Last week, twelve years after Wiley Post had crashed to his death with Will Rogers in Alaska, Bill Odom, now a lean, balding 27, made good. Alone in Penmaker Milton Reynold's Bombshell, he circled the globe between Thursday and Sunday.
He took off in the converted Douglas A26 bomber from Chicago's Douglas Airport at 12:53 p.m. E.S.T. Thursday. With him was that piece of Winnie Mae's fabric. Soon he was in rough weather.
Blue Fire. At Gander (1,750 miles) he had to land with the help of G.C.A. At Paris (4,370 miles), the enthusiastic French pinned on him a medal for "physical endurance." At Karachi (8,745 miles), he found that "the clouds were in the palm trees," lost precious time working a radio letdown procedure. Customs officials pestered him. "They wanted me to sign a thousand papers. I was taxiing out, and the customs man ran after me. I just tossed him a fountain pen."
From Karachi to Calcutta, he flew through blinding rain and cloud. Over the Hump, which he had flown 102 times during World War II for the Chinese National Aviation Corp., the plane bounced and tossed. Blue St. Elmo's fire glowed eerily from propellers and wing tips. His automatic pilot went out. For the rest of the way, he had to fly by manual control.

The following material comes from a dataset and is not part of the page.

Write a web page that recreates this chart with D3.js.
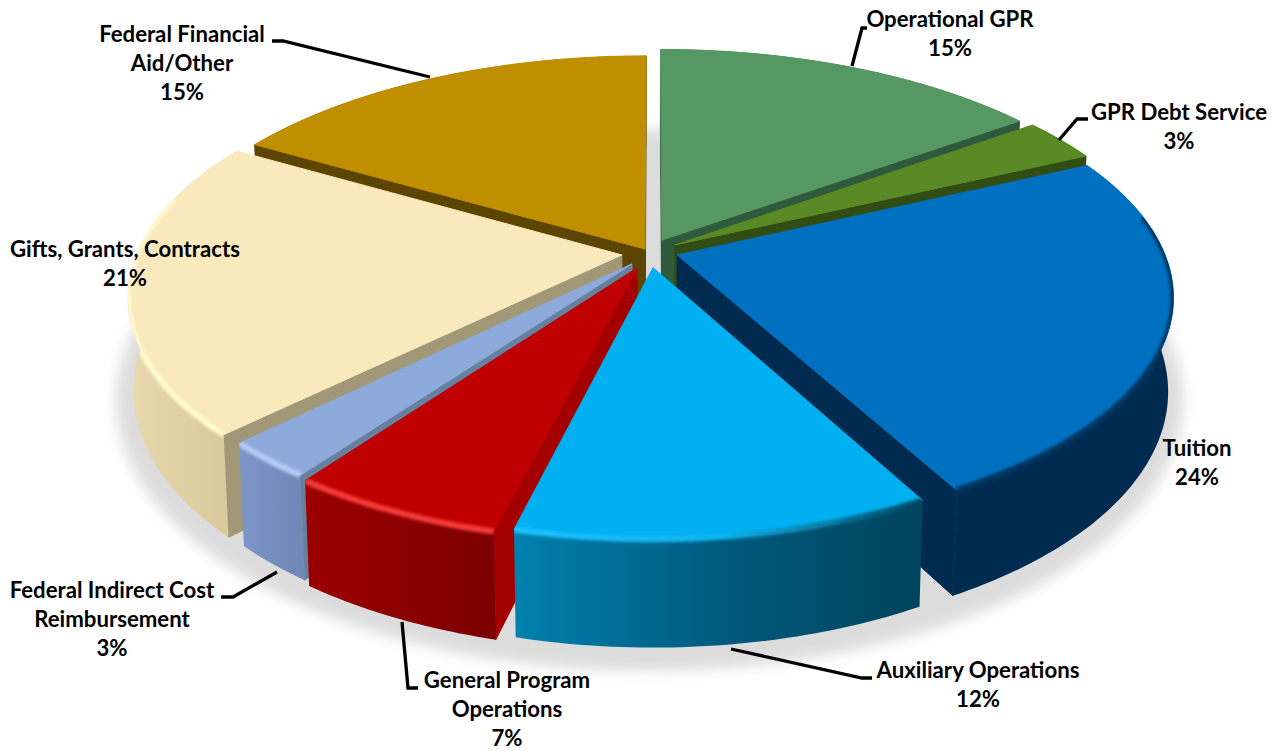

At Tokyo (13,345 miles), Odom snatched a few minutes' sleep on one of the Bombshell's wings. At Anchorage (16,745 miles), a mechanic caught him napping, standing up. There he pinned his cherished piece of Winnie Mae's covering to a wreath and left it as a memorial to his boyhood hero, Wiley Post.
White Death. Sleep leaned on his eyelids, pressed down on his brain like a weight. Flying southeastward over the Canadian Rockies, he fell asleep. When he awoke an hour and 40 minutes later, he was flying almost due north. All around him, white-fanged peaks glinted in the moonlight. "I looked up and I was headed for a huge cloud. No, I thought, that's not a cloud." It was the top of Mount Logan, 19,850 feet high. "I just pulled back on the wheel and spiraled right up ... before I straightened out for home."
Odom got home at 1:58 p.m. Sunday. He had flown 19,645 miles (4,049 miles farther than Post) in 73 hours 5 minutes (113 hours, 44 minutes less than Post). His time was also five hours 50 minutes faster than the previous round-the-world speed record, which he had set in April in the same plane, over virtually the same course, accompanied by a flight engineer and Penmaker Reynolds.
Pilot Odom looked fine. Said he: "The good Lord was taking care of me last night. That business scared me so much I haven't felt sleepy since."